Background information
- Born: Daniel Friedberg March 5, 1944 (age 82) Mahanoy City, Pennsylvania, U.S.
- Occupations: Musician, singer-songwriter, producer
- Instruments: Bass guitar, tuba, guitar, vocals
- Website: http://www.freebomusic.com/

= Freebo =

American singer-songwriter

Daniel Friedberg, better known by the stage name Freebo, is an American musician, singer-songwriter and producer noted primarily for his fretless electric bass playing with Bonnie Raitt throughout the 1970s. He is also a session musician who has recorded and performed with Ringo Starr, John Mayall, John Hall, Aaron Neville, Dr. John, Willy DeVille, Crosby, Stills & Nash, Maria Muldaur, Kate & Anna McGarrigle, Chicky Hines, Diamond David Lee Roth and many others.

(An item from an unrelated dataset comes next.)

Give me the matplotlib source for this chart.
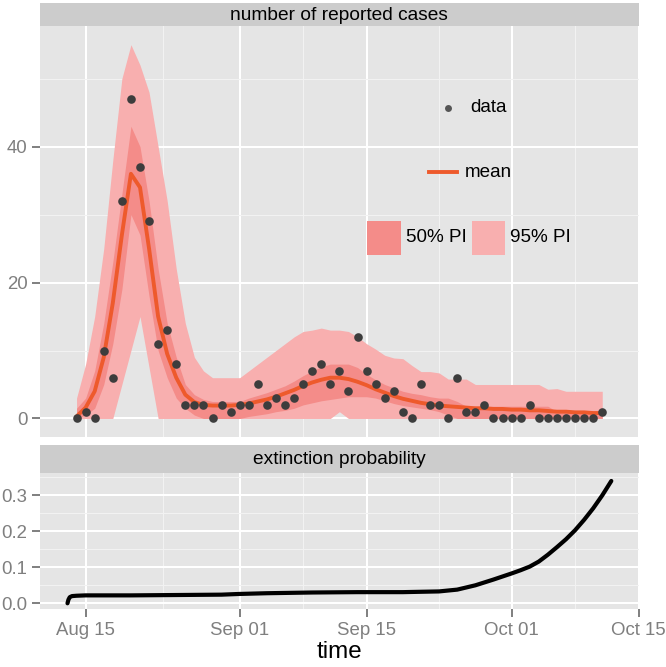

His nine-year collaboration with Raitt (1971–1979) began when he attracted Raitt's attention as a member of Philadelphia's Edison Electric Band in the late 1960s. He played several instruments with Raitt, including electric bass, fretless bass, and tuba. Freebo was soon in great demand for studio work and touring.

Freebo sings and plays guitar, bass, and tuba in The Tribe, a revolving group of Los Angeles musicians and singers that includes Stephen John Kalinich, Fuzzbee Morse, Gary Stockdale, Grant Geissman, Carly Smithson, Rosemary Butler, Marc Mann, Gary Griffin, The Honeys, and Band Manager Lauri Reimer.

In recent years, he has recorded five solo albums: The End of the Beginning (2000), Dog People (2002), Before The Separation (2006), Something to Believe (2011), and If Not Now When (2015).